* _Task to carry out_: Pictures in the data below are not part of the copy; transcribe everything else exactly.

* _Data shown_:
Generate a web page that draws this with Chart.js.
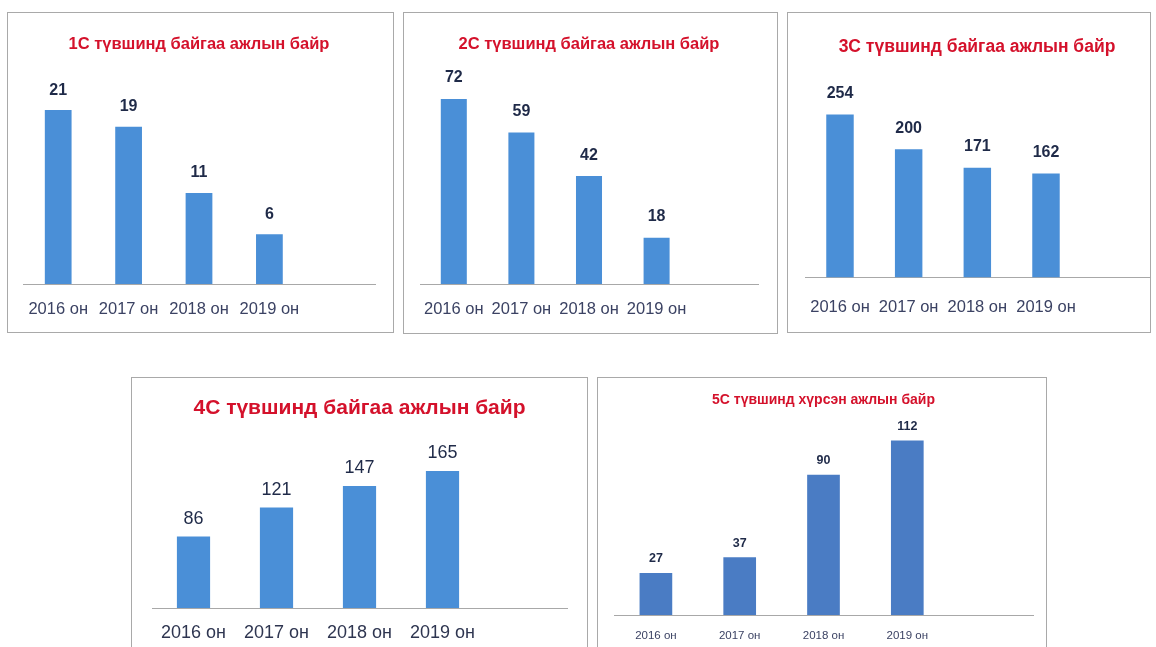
<!DOCTYPE html>
<html lang="mn">
<head>
    <meta charset="UTF-8">
    <title>Ажлын байр</title>
    <script src="https://cdn.jsdelivr.net/npm/chart.js"></script>
    <style>
        body {
            margin: 0;
            width: 1156px;
            height: 647px;
            overflow: hidden;
            background: #fff;
        }

        .box {
            position: absolute;
            border: 1px solid #a9a9a9;
            background: #fff;
        }

        .box canvas {
            display: block;
        }
    </style>
</head>
<body>
    <div class="box" id="b1"><canvas id="c1"></canvas></div>
    <div class="box" id="b2"><canvas id="c2"></canvas></div>
    <div class="box" id="b3"><canvas id="c3"></canvas></div>
    <div class="box" id="b4"><canvas id="c4"></canvas></div>
    <div class="box" id="b5"><canvas id="c5"></canvas></div>

    <script>
        const years = ['2016 он', '2017 он', '2018 он', '2019 он'];

        const titles = [
            '1С түвшинд байгаа ажлын байр',
            '2С түвшинд байгаа ажлын байр',
            '3С түвшинд байгаа ажлын байр',
            '4С түвшинд байгаа ажлын байр',
            '5С түвшинд хүрсэн ажлын байр'
        ];

        const level1 = [21, 19, 11, 6];
        const level2 = [72, 59, 42, 18];
        const level3 = [254, 200, 171, 162];
        const level4 = [86, 121, 147, 165];
        const level5 = [27, 37, 90, 112];

        const FONT = '"Liberation Sans", Arial, sans-serif';

        // draws the number above each bar
        const valueLabels = {
            id: 'valueLabels',
            afterDatasetsDraw(chart, args, opts) {
                const ctx = chart.ctx;
                const meta = chart.getDatasetMeta(0);
                ctx.save();
                ctx.font = opts.font;
                ctx.fillStyle = opts.color;
                ctx.textAlign = 'center';
                ctx.textBaseline = 'middle';
                meta.data.forEach((bar, i) => {
                    const v = chart.data.datasets[0].data[i];
                    if (v == null) return;
                    ctx.fillText(String(v), bar.x, bar.y - opts.gap);
                });
                ctx.restore();
            }
        };

        // page layout of each panel (absolute px)
        const panels = [
            { box: [7, 12, 387, 321], left: 23, right: 375, top: 77, bottom: 284, yMax: 25,
              titleY: 44, titleSize: 16.5,
              tickSize: 16.5, tickPad: 16, tickColor: '#3b4263',
              valFont: 'bold 16px ' + FONT, valGap: 20, barPct: 0.38, bar: '#4a8fd7' },
            { box: [403, 12, 375, 322], left: 420, right: 758, top: 78.5, bottom: 284, yMax: 80,
              titleY: 44, titleSize: 16.5,
              tickSize: 16.5, tickPad: 16, tickColor: '#3b4263',
              valFont: 'bold 16px ' + FONT, valGap: 21, barPct: 0.385, bar: '#4a8fd7' },
            { box: [787, 12, 364, 321], left: 805, right: 1149, top: 85, bottom: 277.5, yMax: 300,
              titleY: 47, titleSize: 17.5,
              tickSize: 16.5, tickPad: 20.5, tickColor: '#3b4263',
              valFont: 'bold 16px ' + FONT, valGap: 21, barPct: 0.4, bar: '#4a8fd7' },
            { box: [131, 377, 457, 300], left: 152, right: 567, top: 442, bottom: 608, yMax: 200,
              titleY: 408, titleSize: 21,
              tickSize: 18, tickPad: 14.5, tickColor: '#2e3550',
              valFont: '18px ' + FONT, valGap: 18, barPct: 0.4, bar: '#4a8fd7' },
            { box: [597, 377, 450, 300], left: 614, right: 1033, top: 428, bottom: 615, yMax: 120,
              titleY: 400, titleSize: 14,
              tickSize: 11.5, tickPad: 13.5, tickColor: '#3b4263',
              valFont: 'bold 12.5px ' + FONT, valGap: 14, barPct: 0.39, bar: '#4a7cc4' }
        ];

        const series = [level1, level2, level3, level4, level5];

        panels.forEach((p, i) => createPanel(i + 1, series[i], titles[i], p));

        function createPanel(n, values, title, p) {
            const box = document.getElementById('b' + n);
            const canvas = document.getElementById('c' + n);
            box.style.left = p.box[0] + 'px';
            box.style.top = p.box[1] + 'px';
            const cx = p.box[0] + 1;
            const cy = p.box[1] + 1;
            const cw = p.box[2] - 2;
            const ch = p.box[3] - 2;
            canvas.width = cw;
            canvas.height = ch;

            const plotTop = p.top - cy;
            const plotBottom = p.bottom - cy;
            const titleMid = p.titleY - cy;
            const half = p.titleSize * 0.6;

            new Chart(canvas, {
                type: 'bar',
                data: {
                    labels: years.concat(['']),
                    datasets: [{
                        data: values,
                        backgroundColor: p.bar,
                        barPercentage: p.barPct,
                        categoryPercentage: 1
                    }]
                },
                options: {
                    responsive: false,
                    animation: false,
                    layout: {
                        padding: { left: p.left - cx, right: cx + cw - p.right, top: 0, bottom: 0 }
                    },
                    plugins: {
                        legend: { display: false },
                        tooltip: { enabled: false },
                        title: {
                            display: true,
                            text: title,
                            color: '#d4112b',
                            font: { family: FONT, size: p.titleSize, weight: 'bold' },
                            padding: { top: titleMid - half, bottom: plotTop - titleMid - half }
                        },
                        valueLabels: { font: p.valFont, color: '#1f2a48', gap: p.valGap }
                    },
                    scales: {
                        x: {
                            grid: { display: false, drawTicks: false },
                            border: { display: true, color: '#a8a8a8', width: 1 },
                            ticks: {
                                color: p.tickColor,
                                padding: p.tickPad,
                                autoSkip: false,
                                maxRotation: 0,
                                minRotation: 0,
                                font: { family: FONT, size: p.tickSize }
                            },
                            afterFit: scale => { scale.height = ch - plotBottom; }
                        },
                        y: { display: false, min: 0, max: p.yMax }
                    }
                },
                plugins: [valueLabels]
            });
        }
    </script>
</body>
</html>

* _Solved problem_:
Generate a web page that draws this with Chart.js.
<!DOCTYPE html>
<html lang="mn">
<head>
    <meta charset="UTF-8">
    <title>Ажлын байр</title>
    <script src="https://cdn.jsdelivr.net/npm/chart.js"></script>
    <style>
        body {
            margin: 0;
            width: 1156px;
            height: 647px;
            overflow: hidden;
            background: #fff;
        }

        .box {
            position: absolute;
            border: 1px solid #a9a9a9;
            background: #fff;
        }

        .box canvas {
            display: block;
        }
    </style>
</head>
<body>
    <div class="box" id="b1"><canvas id="c1"></canvas></div>
    <div class="box" id="b2"><canvas id="c2"></canvas></div>
    <div class="box" id="b3"><canvas id="c3"></canvas></div>
    <div class="box" id="b4"><canvas id="c4"></canvas></div>
    <div class="box" id="b5"><canvas id="c5"></canvas></div>

    <script>
        const years = ['2016 он', '2017 он', '2018 он', '2019 он'];

        const titles = [
            '1С түвшинд байгаа ажлын байр',
            '2С түвшинд байгаа ажлын байр',
            '3С түвшинд байгаа ажлын байр',
            '4С түвшинд байгаа ажлын байр',
            '5С түвшинд хүрсэн ажлын байр'
        ];

        const level1 = [21, 19, 11, 6];
        const level2 = [72, 59, 42, 18];
        const level3 = [254, 200, 171, 162];
        const level4 = [86, 121, 147, 165];
        const level5 = [27, 37, 90, 112];

        const FONT = '"Liberation Sans", Arial, sans-serif';

        // draws the number above each bar
        const valueLabels = {
            id: 'valueLabels',
            afterDatasetsDraw(chart, args, opts) {
                const ctx = chart.ctx;
                const meta = chart.getDatasetMeta(0);
                ctx.save();
                ctx.font = opts.font;
                ctx.fillStyle = opts.color;
                ctx.textAlign = 'center';
                ctx.textBaseline = 'middle';
                meta.data.forEach((bar, i) => {
                    const v = chart.data.datasets[0].data[i];
                    if (v == null) return;
                    ctx.fillText(String(v), bar.x, bar.y - opts.gap);
                });
                ctx.restore();
            }
        };

        // page layout of each panel (absolute px)
        const panels = [
            { box: [7, 12, 387, 321], left: 23, right: 375, top: 77, bottom: 284, yMax: 25,
              titleY: 44, titleSize: 16.5,
              tickSize: 16.5, tickPad: 16, tickColor: '#3b4263',
              valFont: 'bold 16px ' + FONT, valGap: 20, barPct: 0.38, bar: '#4a8fd7' },
            { box: [403, 12, 375, 322], left: 420, right: 758, top: 78.5, bottom: 284, yMax: 80,
              titleY: 44, titleSize: 16.5,
              tickSize: 16.5, tickPad: 16, tickColor: '#3b4263',
              valFont: 'bold 16px ' + FONT, valGap: 21, barPct: 0.385, bar: '#4a8fd7' },
            { box: [787, 12, 364, 321], left: 805, right: 1149, top: 85, bottom: 277.5, yMax: 300,
              titleY: 47, titleSize: 17.5,
              tickSize: 16.5, tickPad: 20.5, tickColor: '#3b4263',
              valFont: 'bold 16px ' + FONT, valGap: 21, barPct: 0.4, bar: '#4a8fd7' },
            { box: [131, 377, 457, 300], left: 152, right: 567, top: 442, bottom: 608, yMax: 200,
              titleY: 408, titleSize: 21,
              tickSize: 18, tickPad: 14.5, tickColor: '#2e3550',
              valFont: '18px ' + FONT, valGap: 18, barPct: 0.4, bar: '#4a8fd7' },
            { box: [597, 377, 450, 300], left: 614, right: 1033, top: 428, bottom: 615, yMax: 120,
              titleY: 400, titleSize: 14,
              tickSize: 11.5, tickPad: 13.5, tickColor: '#3b4263',
              valFont: 'bold 12.5px ' + FONT, valGap: 14, barPct: 0.39, bar: '#4a7cc4' }
        ];

        const series = [level1, level2, level3, level4, level5];

        panels.forEach((p, i) => createPanel(i + 1, series[i], titles[i], p));

        function createPanel(n, values, title, p) {
            const box = document.getElementById('b' + n);
            const canvas = document.getElementById('c' + n);
            box.style.left = p.box[0] + 'px';
            box.style.top = p.box[1] + 'px';
            const cx = p.box[0] + 1;
            const cy = p.box[1] + 1;
            const cw = p.box[2] - 2;
            const ch = p.box[3] - 2;
            canvas.width = cw;
            canvas.height = ch;

            const plotTop = p.top - cy;
            const plotBottom = p.bottom - cy;
            const titleMid = p.titleY - cy;
            const half = p.titleSize * 0.6;

            new Chart(canvas, {
                type: 'bar',
                data: {
                    labels: years.concat(['']),
                    datasets: [{
                        data: values,
                        backgroundColor: p.bar,
                        barPercentage: p.barPct,
                        categoryPercentage: 1
                    }]
                },
                options: {
                    responsive: false,
                    animation: false,
                    layout: {
                        padding: { left: p.left - cx, right: cx + cw - p.right, top: 0, bottom: 0 }
                    },
                    plugins: {
                        legend: { display: false },
                        tooltip: { enabled: false },
                        title: {
                            display: true,
                            text: title,
                            color: '#d4112b',
                            font: { family: FONT, size: p.titleSize, weight: 'bold' },
                            padding: { top: titleMid - half, bottom: plotTop - titleMid - half }
                        },
                        valueLabels: { font: p.valFont, color: '#1f2a48', gap: p.valGap }
                    },
                    scales: {
                        x: {
                            grid: { display: false, drawTicks: false },
                            border: { display: true, color: '#a8a8a8', width: 1 },
                            ticks: {
                                color: p.tickColor,
                                padding: p.tickPad,
                                autoSkip: false,
                                maxRotation: 0,
                                minRotation: 0,
                                font: { family: FONT, size: p.tickSize }
                            },
                            afterFit: scale => { scale.height = ch - plotBottom; }
                        },
                        y: { display: false, min: 0, max: p.yMax }
                    }
                },
                plugins: [valueLabels]
            });
        }
    </script>
</body>
</html>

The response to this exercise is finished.